Companies also want staff in operational roles to be trained in IT technical skills so that they can take on a dual role, according to Mr Clarke. He says that the IT specialist has not always been responsive to the business needs of the end-user. Operations staff who combine business knowledge with technical skills will be more in control, although he would expect them to work within guidelines laid down by a smaller, specialised IT department.

Microsoft, which dominates the PC software market worldwide, has to ensure that quality training is available at all levels to meet the need of both the user and the technical specialist.

Debbie Walsh, Microsoft's education and certification marketing manager, has also seen a shift to tailored courses. "Employers, as they realise more training is needed as they move from mainframe to PC applications, want more flexible means of delivery and want courses to include applications specific to their business."

The training used to be mainly classroom-based. However, there has been a shift to self-study kits, which may be paper-based, book plus video tapes, or on CD-Rom. Since last summer on-line training has been available through the Microsoft On-line Institute (MOLI). This enables students to view training materials, take on-line classes and communicate with their tutor and other class members.

Miss Walsh says that employers now realise that some people are best suited to classroom learning, some to self-study, but that some need to combine both. Training providers are therefore being asked to give flexible access.

Many managers, especially those over 40, are said to remain computer illiterate, but there is conflicting evidence.

The Institute of Employment Studies, as part of a pilot study for the Employment Department's skills review programme, held a workshop for representatives of 15 large employers in the public and private sectors. In its report published last summer, Managers For The Millennium, the IES said: "Most workshop participants...were very clear that the successful managers of the future would have a degree of IT mastery which only a proportion have today. The capacity to access, model, manipulate, forecast and extrapolate trends in management data were felt to be essential if managers are to keep track of business trends, to engage in real-time global trading, to make sense of markets and to exercise genuine financial control."

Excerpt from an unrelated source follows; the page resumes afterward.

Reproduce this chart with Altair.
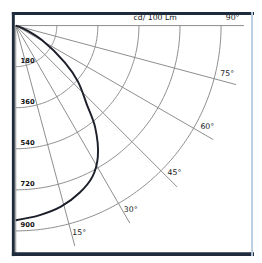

This suggests that by no means all managers have the necessary mastery of IT. Debbie Walsh of Microsoft says: "Managers are increasingly embarrassed that their staff know more than they do." She accepts that some managers suffer from technophobia and that they will be best helped by one-to-one tutoring.

This fear of computers is a generation problem. School-leavers today are familiar with IT, but those who completed their education more than 10 years ago are likely to have acquired any computer skills afterwards. It is significant that Britain's largest institution for adult education, the Open University, sees neither technophobia nor lack of individual access to computers to be a problem. The number of students it requires to be on-line for the purpose of study has increased from 6,000 in 1995 to 15,000 in 1996. Britain should soon be a computer-literate society.